Communiqué de presse publié le 7 février 2018, Londres/Genève. Contact du service de presse
La campagne dévastatrice menée par les forces de sécurité du Myanmar contre la population rohingya dans le nord de l’État d’Arakan est loin d'être terminée, a déclaré Amnesty International en publiant de nouvelles informations faisant état de violations persistantes qui ont contraint des centaines de personnes supplémentaires à fuir ces dernières semaines.

Fin janvier 2018, l’organisation a interviewé 19 hommes et femmes rohingyas qui venaient d’arriver au Bangladesh. Ces personnes ont expliqué que la famine, les enlèvements et le pillage de biens les avaient poussés à fuir. Les agences humanitaires ont documenté l’arrivée de milliers de nouvelles personnes au Bangladesh au cours des mois de décembre et janvier, et ces jours encore, des dizaines de personnes traversent la frontière.

«Maniant les dénégations et les mensonges officiels, et dans un effort concerté pour refuser l'accès à des enquêteurs indépendants, les militaires du Myanmar poursuivent leurs exactions», a déclaré Matthew Wells, conseiller principal en matière de crise à Amnesty International, qui revient tout juste de son dernier voyage de recherche à Cox’s Bazar, au Bangladesh.
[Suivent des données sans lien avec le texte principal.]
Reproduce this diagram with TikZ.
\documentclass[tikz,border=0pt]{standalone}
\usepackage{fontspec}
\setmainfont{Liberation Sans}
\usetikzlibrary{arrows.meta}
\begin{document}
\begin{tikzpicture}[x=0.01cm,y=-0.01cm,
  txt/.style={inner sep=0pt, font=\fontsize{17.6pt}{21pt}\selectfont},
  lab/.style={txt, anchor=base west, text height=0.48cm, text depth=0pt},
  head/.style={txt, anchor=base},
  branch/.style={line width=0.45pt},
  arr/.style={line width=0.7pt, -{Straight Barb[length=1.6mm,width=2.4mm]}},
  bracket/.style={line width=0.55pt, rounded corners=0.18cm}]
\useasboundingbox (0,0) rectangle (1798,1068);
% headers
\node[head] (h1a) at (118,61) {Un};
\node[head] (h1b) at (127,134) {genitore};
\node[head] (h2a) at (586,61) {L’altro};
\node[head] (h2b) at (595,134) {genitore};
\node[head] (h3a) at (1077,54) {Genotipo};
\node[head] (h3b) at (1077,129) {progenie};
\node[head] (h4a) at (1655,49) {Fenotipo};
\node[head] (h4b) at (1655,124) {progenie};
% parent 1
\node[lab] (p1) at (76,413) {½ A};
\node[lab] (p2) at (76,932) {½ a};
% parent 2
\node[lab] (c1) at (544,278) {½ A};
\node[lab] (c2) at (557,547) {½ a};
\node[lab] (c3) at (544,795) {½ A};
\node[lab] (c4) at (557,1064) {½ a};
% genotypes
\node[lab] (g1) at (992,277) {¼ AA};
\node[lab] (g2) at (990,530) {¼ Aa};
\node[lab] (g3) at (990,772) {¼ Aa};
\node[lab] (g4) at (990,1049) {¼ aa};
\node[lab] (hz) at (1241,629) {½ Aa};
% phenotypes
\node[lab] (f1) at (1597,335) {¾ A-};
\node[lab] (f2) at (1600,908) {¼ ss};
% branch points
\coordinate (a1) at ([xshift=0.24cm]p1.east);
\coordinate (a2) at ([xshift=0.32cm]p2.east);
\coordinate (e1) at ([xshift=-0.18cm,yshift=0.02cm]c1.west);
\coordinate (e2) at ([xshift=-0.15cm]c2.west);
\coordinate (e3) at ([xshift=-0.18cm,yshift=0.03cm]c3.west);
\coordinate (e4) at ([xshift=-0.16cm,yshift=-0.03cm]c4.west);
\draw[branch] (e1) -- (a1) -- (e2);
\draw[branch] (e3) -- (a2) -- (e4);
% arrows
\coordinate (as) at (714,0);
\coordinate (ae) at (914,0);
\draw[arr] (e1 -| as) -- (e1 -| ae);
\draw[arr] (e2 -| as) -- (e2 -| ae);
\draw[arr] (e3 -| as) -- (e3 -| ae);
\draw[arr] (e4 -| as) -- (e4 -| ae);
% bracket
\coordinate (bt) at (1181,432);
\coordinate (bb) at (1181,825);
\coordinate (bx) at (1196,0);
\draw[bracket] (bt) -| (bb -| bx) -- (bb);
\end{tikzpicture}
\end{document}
«Sans une action internationale plus efficace, cette campagne de nettoyage ethnique continuera sa marche désastreuse.»Matthew Wells, conseiller principal en matière de crise à Amnesty International

«Les forces de sécurité du Myanmar s’appuient sur des schémas d’abus bien enracinés pour faire sortir silencieusement du pays autant de Rohingyas que possible. Sans une action internationale plus efficace, cette campagne de nettoyage ethnique continuera sa marche désastreuse.»

L’oppression en cours semble être conçue pour rendre l’État d’Arakan inhabitable pour les dizaines de milliers de Rohingyas encore présents, et s’inscrit dans une campagne de violence incessante menée par l’armée du Myanmar, qui a chassé plus de 688 000 Rohingyas vers le Bangladesh depuis août dernier.
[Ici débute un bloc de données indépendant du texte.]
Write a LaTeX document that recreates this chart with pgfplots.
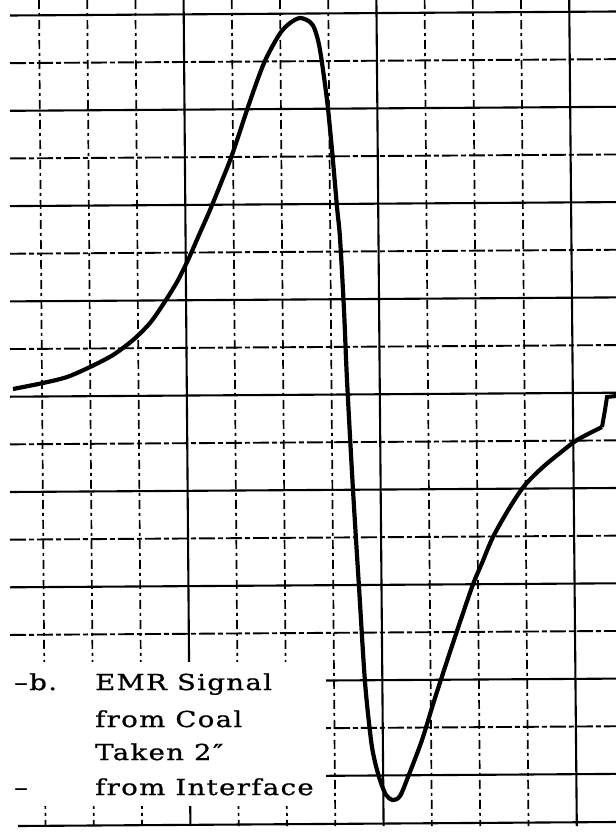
\documentclass[border=0pt]{standalone}
\usepackage{graphicx}
\usepackage{pgfplots}
\pgfplotsset{compat=1.18}
\usepackage{fontspec}
\setmainfont{DejaVu Serif}
\newfontfamily\capfont[LetterSpace=5, FakeBold=0.8]{DejaVu Serif}
\newcommand{\captxt}[1]{\scalebox{1.25}[1]{\capfont\fontsize{22}{24}\selectfont #1}}
\tikzset{
  solidgrid/.style={black, line width=2.1pt},
  brokengrid/.style={black, line width=1.9pt, dash pattern=on 16pt off 3pt on 5pt off 3pt},
  vbroken/.style={black, line width=1.7pt, dash pattern=on 9pt off 4pt on 3pt off 4pt},
  captext/.style={anchor=base west, inner sep=0pt},
}
\begin{document}
\begin{tikzpicture}
\begin{axis}[
  scale only axis, width=616pt, height=833pt,
  xmin=0, xmax=616, ymin=0, ymax=833, y dir=reverse,
  axis lines=none, clip=true,
]
\fill[white] (axis cs:0,0) rectangle (axis cs:616,833);
% vertical grid lines (slightly slanted scan)
\pgfplotsinvokeforeach{0,1,2,4,5,6,8,9,10}{
  \draw[vbroken] (axis cs:{39+48.2*#1},0) -- (axis cs:{45.5+48.3*#1},826);
}
\pgfplotsinvokeforeach{3,7,11}{
  \draw[solidgrid] (axis cs:{39+48.2*#1},0) -- (axis cs:{45.5+48.3*#1},826);
}
% horizontal grid lines
\pgfplotsinvokeforeach{0,2,4,6,8,10,12,14,16}{
  \draw[solidgrid] (axis cs:10,{15.5+47.65*#1}) -- (axis cs:616,{11.5+47.65*#1});
}
\pgfplotsinvokeforeach{1,3,5,7,9,11,13,15}{
  \draw[brokengrid] (axis cs:10,{15.5+47.65*#1}) -- (axis cs:616,{11.5+47.65*#1});
}
\draw[solidgrid] (axis cs:18,826) -- (axis cs:616,822);
% blank area behind the caption
\fill[white] (axis cs:0,662) rectangle (axis cs:326,806);
% signal
\addplot[black, line width=4.2pt, smooth, tension=0.5] coordinates {
 (13,389) (43,383) (67,377) (90,367) (113,355) (133,340) (150,323) (164,303)
 (177,282) (188,260) (199,235) (210,210) (221,183) (232,155) (247,110) (256,84)
 (264,63) (272,47) (281,32) (290,23) (300,18) (310,22) (315,30) (320,50) (327,100) (332,150)
 (337,207) (340,238) (344,310) (347,380) (353,490) (359,587) (365,682)
 (371,740) (375,762) (380,780) (386,795) (393,800) (400,796) (408,777) (422,740)
 (435,698) (453,643) (472,587) (482,563) (493,537) (510,507) (525,485) (543,467)
 (560,453) (577,440) (602,427)
};
\addplot[black, line width=4pt] coordinates {(602,427) (605,410) (607,397) (616,396)};
% caption
\node[captext] at (axis cs:14,690) {\captxt{–b.}};
\node[captext] at (axis cs:95,690) {\captxt{EMR Signal}};
\node[captext] at (axis cs:95,727) {\captxt{from Coal}};
\node[captext] at (axis cs:95,760) {\captxt{Taken 2″}};
\node[captext] at (axis cs:14,795) {\captxt{–}};
\node[captext] at (axis cs:95,795) {\captxt{from Interface}};
\end{axis}
\end{tikzpicture}
\end{document}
Le 25 août 2017, l’armée du Myanmar a lancé une opération militaire contre la population civile rohingya dans le nord de l’État d’Arakan, après que le groupe armé ARSA (L’Armée du salut des Rohingyas de l’Arakan) a attaqué 30 postes de sécurité. Les crimes contre l'humanité commis par les militaires comprennent le meurtre généralisé de femmes, d’hommes et d’enfants; le viol et d’autres formes de violences sexuelles contre les femmes et les filles; les déportations de masse; et l’incendie systématique des villages.

Famine forcée

La quasi-totalité des nouveaux arrivants au Bangladesh a témoigné de la famine forcée qu’infligeaient les autorités du Myanmar aux communautés rohingyas demeurées dans le pays pour finalement les contraindre à fuir.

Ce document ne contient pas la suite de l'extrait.